Election in 2020 was a complete disappointment
The 2020 election was my first voting election, and initially this was a milestone that I was truly looking forward to experiencing. This milestone will soon mark a new transition and transformation in my life, purpose and calling. I had the opportunity to experience and witness the election from a different angle than the average voter — on the campaign trail.
This experience was truly eye-opening for me, as I soon began to realise how broken and problematic our political institution is, and the impact it is having on young people. The snap election exposed many flaws in and facets to our political system that I had yet to notice — from our outdated voting process and procedures, to the inherent disconnect and misinformed youth voters, to the blatant pushback against common democratic processes such as a debate. The plethora of issues surrounding our political institutions are simply overwhelming and in need of a dramatic shift before our next election.
The Covid-19 pandemic was a contributing factor in deterring many young people from taking part in the election because of living and/or studying abroad. However, there were countless overseas university students and young people living abroad who might have had the opportunity to vote if we simply had an absentee voting system. There are countless nations that have adopted this system into their political processes, even countries relative to our island’s size such as the Bahamas and Cayman Islands. Implementing this system would not only increase the youth vote, but greatly expand overall voter turnout owing to its convenience. This system is needed now more than ever with the present pace of young Bermudians seeking resettlement and employment overseas.

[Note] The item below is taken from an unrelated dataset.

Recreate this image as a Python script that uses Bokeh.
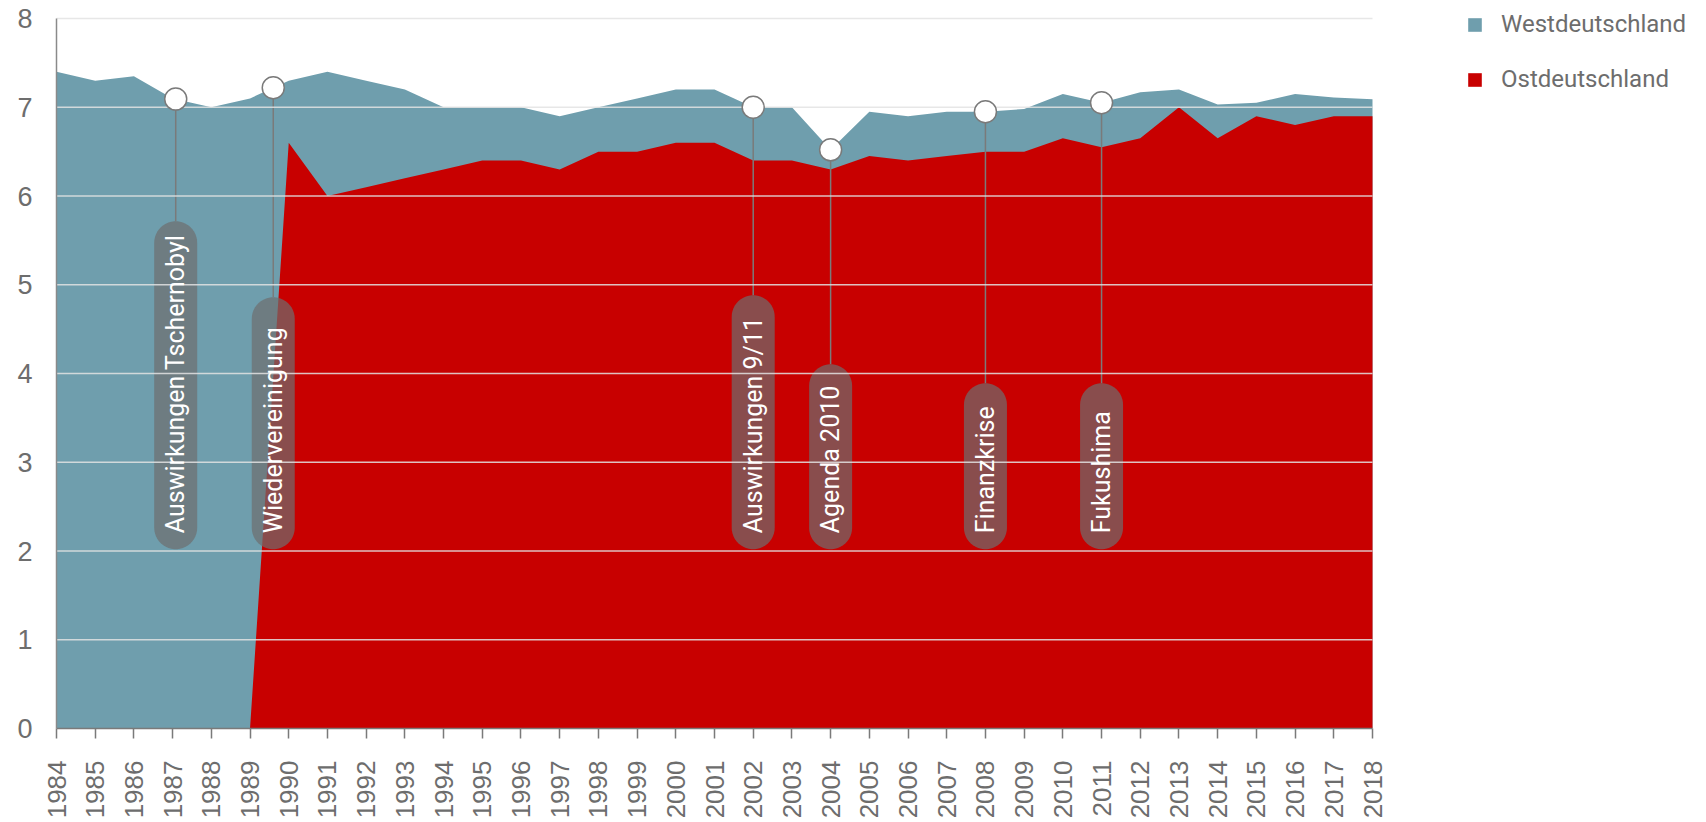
import math
import numpy as np
from bokeh.plotting import figure
from bokeh.models import Legend, LegendItem, FixedTicker, Range1d
from bokeh.core.properties import value
from bokeh.embed import file_html
from bokeh.resources import INLINE

# ---------------- data ----------------
years = list(range(1984, 2019))
west = [7.4, 7.3, 7.35, 7.1, 7.0, 7.1, 7.3, 7.4, 7.3, 7.2, 7.0, 7.0, 7.0, 6.9, 7.0,
        7.1, 7.2, 7.2, 7.0, 7.0, 6.52, 6.95, 6.9, 6.95, 6.95, 6.98, 7.15, 7.05, 7.17,
        7.2, 7.03, 7.05, 7.15, 7.11, 7.09]
east = [None, None, None, None, None, 0.0, 6.6, 6.0, 6.1, 6.2, 6.3, 6.4, 6.4, 6.3, 6.5,
        6.5, 6.6, 6.6, 6.4, 6.4, 6.3, 6.45, 6.4, 6.45, 6.5, 6.5, 6.65, 6.55, 6.65,
        7.0, 6.65, 6.9, 6.8, 6.9, 6.9]
series_names = ["Westdeutschland", "Ostdeutschland"]
event_labels = ["Auswirkungen Tschernobyl", "Wiedervereinigung", "Auswirkungen 9/11",
                "Agenda 2010", "Finanzkrise", "Fukushima"]
event_years = [1987.08, 1989.6, 2002, 2004, 2008, 2011]
y_ticks = [0, 1, 2, 3, 4, 5, 6, 7, 8]

# ---------------- layout / style ----------------
WEST_C = "#6f9ead"
EAST_C = "#c80000"
TXT_C = "#6d6d6d"
AX_C = "#7a7a7a"
FONT = "Liberation Sans"
COND = "Roboto"

PX_PER_UNIT = 88.75
FRAME_W, FRAME_H = 1642, 719
PX_PER_YEAR = 1316 / 34.0
X0 = 1984
X1 = X0 + FRAME_W / PX_PER_YEAR
Y1 = FRAME_H / PX_PER_UNIT

pill_bottom = 2.02            # data units
pill_len_px = [328, 252, 254, 185, 166, 166]
pill_w_px = 43
text_pad_px = 16

p = figure(frame_width=FRAME_W, frame_height=FRAME_H, min_border_left=56,
           min_border_right=0, min_border_top=9, min_border_bottom=2,
           x_range=Range1d(X0, X1), y_range=Range1d(0, Y1),
           output_backend="svg", toolbar_location=None)
p.outline_line_color = None
p.xgrid.visible = False
p.ygrid.visible = False

# areas
west_r = p.varea(x=years, y1=0, y2=west, fill_color=WEST_C)
ex = [y for y, v in zip(years, east) if v is not None]
ev = [v for v in east if v is not None]
east_r = p.varea(x=ex, y1=0, y2=ev, fill_color=EAST_C)

# stems
mk_y = list(np.interp(event_years, years, west))
stem_top = [pill_bottom + L / PX_PER_UNIT for L in pill_len_px]
p.segment(x0=event_years, x1=event_years, y0=mk_y, y1=stem_top,
          line_color=AX_C, line_width=1.5)

# pills
xs, ys = [], []
r = pill_w_px / 2.0
for cx, L in zip(event_years, pill_len_px):
    pts_x, pts_y = [], []
    cyt = L - r
    for a in np.linspace(0, math.pi, 24):
        pts_x.append(r * math.cos(a)); pts_y.append(cyt + r * math.sin(a))
    cyb = r
    for a in np.linspace(math.pi, 2 * math.pi, 24):
        pts_x.append(r * math.cos(a)); pts_y.append(cyb + r * math.sin(a))
    xs.append([cx + px / PX_PER_YEAR for px in pts_x])
    ys.append([pill_bottom + py / PX_PER_UNIT for py in pts_y])
p.patches(xs=xs, ys=ys, fill_color="#6d6d6d", fill_alpha=0.7, line_color=None)

# gridlines (over areas)
gl = y_ticks[1:]
p.segment(x0=[years[0]] * len(gl), x1=[years[-1]] * len(gl), y0=gl, y1=gl,
          line_color="#e3e3e3", line_alpha=0.85, line_width=1.5)

# labels in pills
p.text(x=event_years, y=[pill_bottom + text_pad_px / PX_PER_UNIT] * len(event_years),
       text=event_labels, angle=math.pi / 2, text_align="left", text_baseline="middle",
       text_color="white", text_font=value(COND), text_font_size="25px")

# markers
p.scatter(x=event_years, y=mk_y, size=22, fill_color="white", line_color=AX_C,
          line_width=1.5)

# axes
p.xaxis.ticker = FixedTicker(ticks=years)
p.xaxis.bounds = (years[0], years[-1])
p.xaxis.major_label_orientation = math.pi / 2
p.xaxis.major_label_text_font = FONT
p.xaxis.major_label_text_font_size = "26px"
p.xaxis.major_label_text_color = TXT_C
p.xaxis.major_label_standoff = 22
p.xaxis.major_tick_out = 10
p.xaxis.major_tick_in = 0
p.xaxis.minor_tick_line_color = None
p.xaxis.major_tick_line_color = AX_C
p.xaxis.major_tick_line_width = 1.5
p.xaxis.axis_line_color = AX_C
p.xaxis.axis_line_width = 1.5

p.yaxis.ticker = FixedTicker(ticks=y_ticks)
p.yaxis.bounds = (0, 8)
p.yaxis.major_label_text_font = FONT
p.yaxis.major_label_text_font_size = "27px"
p.yaxis.major_label_text_color = TXT_C
p.yaxis.major_label_standoff = 24
p.yaxis.major_tick_out = 0
p.yaxis.major_tick_in = 0
p.yaxis.minor_tick_line_color = None
p.yaxis.axis_line_color = "#8a8a8a"
p.yaxis.axis_line_width = 1.5

# legend
legend = Legend(items=[LegendItem(label=series_names[0], renderers=[west_r]),
                       LegendItem(label=series_names[1], renderers=[east_r])],
                location=(1410, FRAME_H - 84), glyph_width=17, glyph_height=17,
                label_standoff=18, spacing=27, padding=0, margin=0,
                border_line_color=None, background_fill_alpha=0,
                label_text_font=COND, label_text_font_size="24px",
                label_text_color=TXT_C)
p.add_layout(legend)

open("out.html", "w").write(file_html(p, INLINE))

During the lead-up to election day, I had countless conversations with many of my peers, and there was a common sentiment of uncertainty and distrust about the political process. Young people are not to blame for this disconnect; if there is any blame to be cast for creating these barriers and contributing to the lack of knowledge within our education system, it is on our political institutions. I have long held the belief that the education system in Bermuda should include topics on the political and civic process, which is essential to creating a robust voting population.
This disconnect has led young Bermudians to hold the view that voting is simply pointless and ineffective. It seems quite regressive that this is the outcome because the youth represent the future and voting greatly affects them. In order to eradicate this disconnect, during the short period between the calling of the election and the day itself, I joined forces with many like-minded peers to form a platform that would bridge the gap between the young people of Bermuda and our political leaders. We strove to create a bipartisan platform that would inform and educate first-time and young voters on each political party’s platform and representatives, and the structure of the political process. Our platform became a beacon for the young people of Bermuda to feel empowered and prepared to cast their vote on election day.
Outside of creating a platform to inform and educate voters, there needed to be a change in direction to truly make an effective difference. I was a part of a small group of advocates fighting for a change in our democratic process by implementing a debate for clear discourse between each party leader. A debate of this nature would have given voters a chance to witness the calibre of leadership and poise that could not have been experienced through traditional door-to-door canvassing. Furthermore, this plea was reinforced by an online public petition calling for a pre-election debate that received more than 800 signatures. We were able to make concessions and adjustments to create a makeshift form of debate with the Pre-Election Leaders Forum. This forum was a success, as it gave the island an unprecedented opportunity to hear our political leaders address, clarify and answer questions on pertinent topics.
The lesson I learnt from the October 2020 election is that we should not blindly put all our trust in political parties to make the changes we need within our community. We the people have the power to advocate, protest and spark movements that create change. My participation, along with my peers from Bermuda Youth Connect and countless community members, created a permanent shift in our political institutions, and there is no going back.